Je viens de découvrir le billet que Frédéric de Villamil consacre à répondre à un billet de Francis Pisani intitulé « Google se tire une balle dans le pied », dont j’ai, par la même occasion, parcouru les commentaires (qui sont, comme souvent sur Transnets, très nombreux et, disons-le entre nous, pour la plupart très agressifs). Je suis sidéré de la naïveté avec laquelle toutes ces réponses accusent Francis d’être naïf… Il a sans doute prêté le flanc à un tel reproche en parlant de « contrat moral » et son titre est peut-être un peu excessif, mais il me semble qu’il a raison sur le fond.
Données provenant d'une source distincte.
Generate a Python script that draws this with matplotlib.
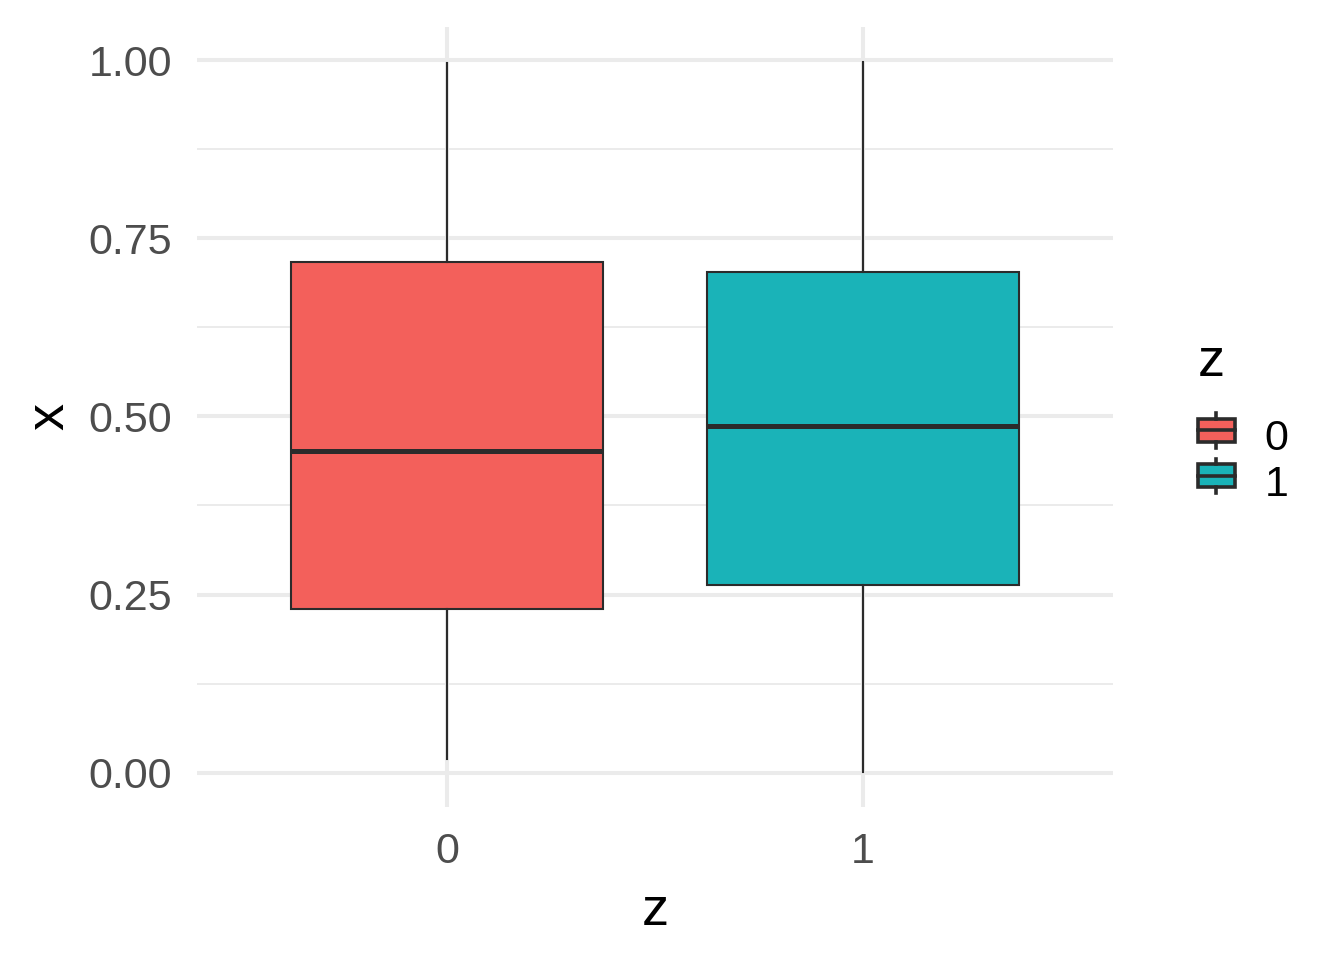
import matplotlib
matplotlib.use("Agg")
import matplotlib.pyplot as plt
from matplotlib.patches import Rectangle
from matplotlib.lines import Line2D
from matplotlib.legend_handler import HandlerBase

plt.rcParams["font.family"] = ["Liberation Sans", "DejaVu Sans"]

groups = ["0", "1"]
fills = ["#F3605B", "#1AB3B8"]
whislo = [0.020, 0.0014]
q1 = [0.230, 0.264]
med = [0.452, 0.486]
q3 = [0.717, 0.703]
whishi = [0.996, 0.997]

edge = "#2B2B2B"


class BoxKey(HandlerBase):
    def create_artists(self, legend, orig, xd, yd, w, h, fs, trans):
        box = Rectangle((xd, yd + 0.17 * h), w, 0.66 * h, facecolor=orig.get_facecolor(),
                        edgecolor=edge, lw=1.3, transform=trans)
        m = Line2D([xd, xd + w], [yd + 0.5 * h] * 2, color=edge, lw=1.3, transform=trans)
        wt = Line2D([xd + w / 2] * 2, [yd + 0.83 * h, yd + h], color=edge, lw=1.3, transform=trans)
        wb = Line2D([xd + w / 2] * 2, [yd, yd + 0.17 * h], color=edge, lw=1.3, transform=trans)
        return [box, m, wt, wb]


fig = plt.figure(figsize=(6.72, 4.8), dpi=200)
ax = fig.add_axes([197 / 1344, 1 - 807 / 960, (1113 - 197) / 1344, (807 - 26.5) / 960])

stats = []
for i in range(len(groups)):
    stats.append(dict(whislo=whislo[i], q1=q1[i], med=med[i], q3=q3[i], whishi=whishi[i], fliers=[]))

bp = ax.bxp(stats, positions=range(len(groups)), widths=0.75, showcaps=False,
            showfliers=False, patch_artist=True,
            boxprops=dict(edgecolor=edge, linewidth=0.75),
            whiskerprops=dict(color=edge, linewidth=0.75),
            medianprops=dict(color=edge, linewidth=1.8), zorder=3)
for patch, c in zip(bp["boxes"], fills):
    patch.set_facecolor(c)

ax.set_xlim(-0.6, 1.6)
ax.set_ylim(-0.048, 1.047)
ax.set_xticks(range(len(groups)))
ax.set_xticklabels(groups)
ax.set_yticks([0, 0.25, 0.5, 0.75, 1.0])
ax.set_yticklabels(["0.00", "0.25", "0.50", "0.75", "1.00"])
ax.set_yticks([0.125, 0.375, 0.625, 0.875], minor=True)
ax.tick_params(axis="both", which="both", length=0, pad=9, labelsize=15.5, labelcolor="#4D4D4D")
ax.grid(True, which="major", color="#EBEBEB", linewidth=1.45, zorder=0)
ax.grid(True, which="minor", axis="y", color="#EBEBEB", linewidth=0.72, zorder=0)
ax.set_axisbelow(True)
for sp in ax.spines.values():
    sp.set_visible(False)

ax.set_xlabel("z", fontsize=19.5, labelpad=5)
ax.set_ylabel("x", fontsize=19.5, labelpad=5)

handles = [Rectangle((0, 0), 1, 1, facecolor=c) for c in fills]
leg = fig.legend(handles, groups, title="z", handler_map={Rectangle: BoxKey()},
                 loc="center left", bbox_to_anchor=(1176 / 1344, 1 - 421 / 960),
                 frameon=False, fontsize=15.5, title_fontsize=19.5, alignment="left",
                 handlelength=0.86, handleheight=0.86, labelspacing=0.1, handletextpad=0.7,
                 borderpad=0)
leg._legend_box.sep = 11

fig.savefig("out.png", dpi=200)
En effet, Google a rigoureusement le droit de mettre un terme aux services qu’il propose gratuitement, tout comme un supermarché a rigoureusement le droit de cesser de commercialiser un produit particulier (c’est d’ailleurs ce que font régulièrement les grandes surfaces de l’agglomération paloise en ne proposant plus de nouilles udon, soba et ramen crues dès la période du « Nouvel an chinois » passée ; mais je parlerai de ce scandale une autre fois 😉 ). Néanmoins, en faisant ce choix, le supermarché prend le risque que les clients intéressés par ce produit décident d’aller faire leurs courses ailleurs… et n’achètent plus le produit en question (forcément) mais plus non plus d’autres produits « rentables ».
Dans le cas de Google, bien sûr il est inconsidéré de mettre toutes ses données sur un service en ligne, sans avoir de sauvegarde, bien sûr il n’est pas raisonnable d’être dépendant d’un service quelconque, mais, comme le rappelle un commentaire de Transnets, dans le choix d’un outil et de l’utilisation qu’on en fait, il y a toujours à faire des compromis, à accepter certains risques (ou à faire des efforts supplémentaires pour les éviter). Le fonds de commerce de Google (devrais-je dire son business model ?) est, si j’ai bien compris, de proposer des services gratuits à ses utilisateurs et d’en profiter pour leur montrer de la publicité. Or si je suis utilisateur régulier d’un service et que ce service vient à disparaître, je vais y réfléchir à deux fois avant de m’engager dans l’utilisation d’un nouveau service que le même prestataire me proposera et donc je serai moins enclin à accepter d’être exposé à ses publicités dans le cas qui nous concerne.
Il ne s’agit pas de « contrat moral », de « dû », de « syndrôme très français », de « gratuité systématique des applications », mais simplement de pavlovisme, ce que la fatidique sagesse populaire résume en disant « chat échaudé craint l’eau froide ».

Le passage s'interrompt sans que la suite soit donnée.